Neufchâteau is very different now from what it was when we last saw it. It is jammed with American troops who swarm the streets every evening and make things disagreeable indeed. It is no longer the quiet little French town with its more solemn civilians and soldiers, but a loud and boisterous place where English is heard on every side. The Americans haven’t gotten into the spirit of this thing yet, but one can hardly blame them. How could they--trouble free and care-free young ruffians who can’t understand what France has sacrificed in 3 years of this struggle for life. I am longing for the day when they may actually get a taste of what France has suffered and when some of these petty, snobbish young officers will find no room for them in a man’s army.

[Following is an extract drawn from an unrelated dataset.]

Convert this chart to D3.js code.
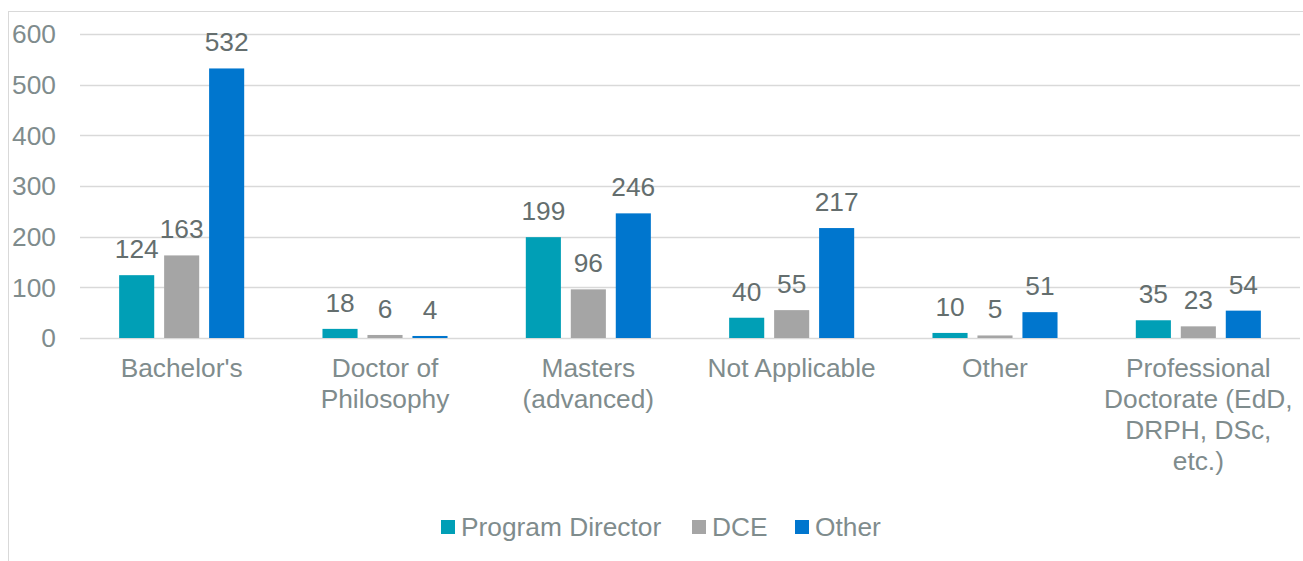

We are now stationed at Base Hospital #66 for wounded and sick men and horses. Some of the section has been sent on detached service to Gondricourt, but the majority of us are here doing very light work. We are with the American Army -- not the French as we had hoped. I think we have been sent up here to be sized up by American officials while in service. We all hope to make good so as to get out of here as soon as possible. We carry only sick--no wounded--to various hospitals in this section. Vittel, 30 km south of here is the most interesting trip. Vittel is the famous water center of France. All tourists used to visit the fine hotels in Vittel and bathe in this famous water. There is also a gambling casino here which rivaled that of Monte Carlo before the war. These hotels and casino have been turned over to the American Army and are now being used as hospitals.